Naturalmente, decir que la Iglesia se oponía a la razón y a la libertad chocaba con bastantes hechos históricos bien conocidos, por lo que fue preciso establecer acusaciones concretas, inventadas en gran medida. La Iglesia era asimilada a una Inquisición ferozmente caricaturizada, a la superstición y el oscurantismo, y se le achacaron todo tipo de crímenes antiguos para justificar los modernos de sus perseguidores. El marxismo y el anarquismo calificaron a la Iglesia de servidora de los explotadores y embaucadora de los trabajadores, con lo cual su destino debía asimilarse al reservado a los burgueses en general, es decir, "el basurero de la historia".
Tienen interés estas acusaciones por lo mucho que han calado en España, también entre la derecha. Ya examiné en otra ocasión algunos dislates de Salvador de Madariaga, que, sin embargo, parte de una básica simpatía por las víctimas de la persecución religiosa. Así, la Iglesia española estaría intelectualmente anquilosada (era cierto en parte, pero solo en parte) y habría olvidado a "los pobres", a los obreros. Por ello se entendía que el proletariado hubiera optado por unos sindicatos y aceptado una propaganda antirreligiosa enconadísima. El tópico, repito, ha cuajado hasta en medios clericales progresistas. En la realidad, la Iglesia llevaba a cabo una obra asistencial, de instrucción profesional de hijos e hijas de trabajadores y campesinos, o de créditos en buenas condiciones, tanto más estimable en una época en que no existía seguridad social. Obra que jamás llevaron a cabo los sindicatos, al menos en la misma medida.
No es de extrañar que uno de los primeros objetivos por destruir para aquella izquierda, apenas comenzada la república, fueran los centros de enseñanza y formación profesional, y que la Constitución prohibiese al clero no solo la enseñanza, también la beneficencia (ahora mismo no cesan las insidias e imposiciones a la enseñanza concertada, pese a resultar menos costosa y más eficaz que la oficial). Estas medidas, combinadas con una virulentísima propaganda anticristiana, culminaron en una de las persecuciones más sangrientas que haya sufrido la Iglesia en toda su historia. Y no se trató solo de miles de asesinatos, a menudo con verdadero sadismo, sino del intento de borrar hasta el recuerdo de la herencia cristiana en el país.

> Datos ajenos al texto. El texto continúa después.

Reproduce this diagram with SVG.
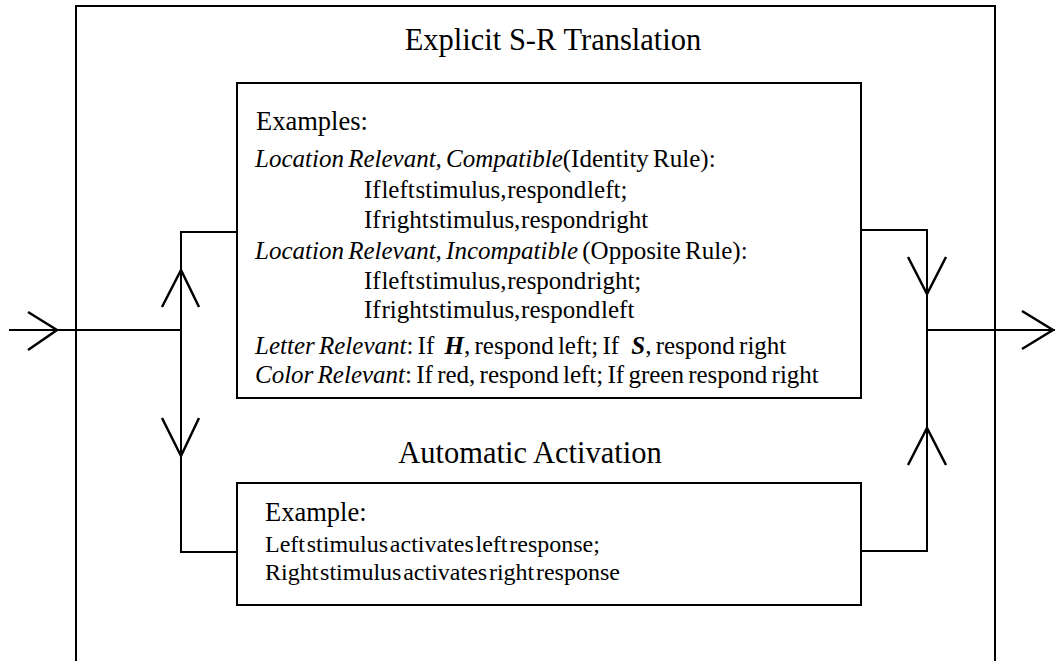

La causa de la persecución, por tanto, no radica en abusos y privilegios, reales o supuestos, de la Iglesia, sino en una concepción de principio antagónica e irreconciliable con la moral y la significación cultural cristianas. El cristianismo debe desaparecer para abrir paso al reino de la libertad, el bienestar y la igualdad, especie de cielo en la tierra prometido por las doctrinas mesiánicas con más o menos pretensiones científicas.
Esa mentalidad no ha desaparecido. Por el contrario, en los últimos años está resurgiendo, fomentada por el gobierno de Rodríguez, cuyo odio a la cruz es bien palpable. La persecución llevada a cabo en la Guerra Civil entra en la categoría del genocidio, y sin embargo no observamos en quienes se consideran herederos del Frente Popular el más mínimo indicio de pesadumbre o condena por tales hechos. Por el contrario, han vuelto a la vieja propaganda anticristiana –utilizan también la proislámica– para ir creando de nuevo el clima turbio que llevó al crimen masivo y que el franquismo superó. Una propaganda, como siempre, basada en el embuste y la calumnia.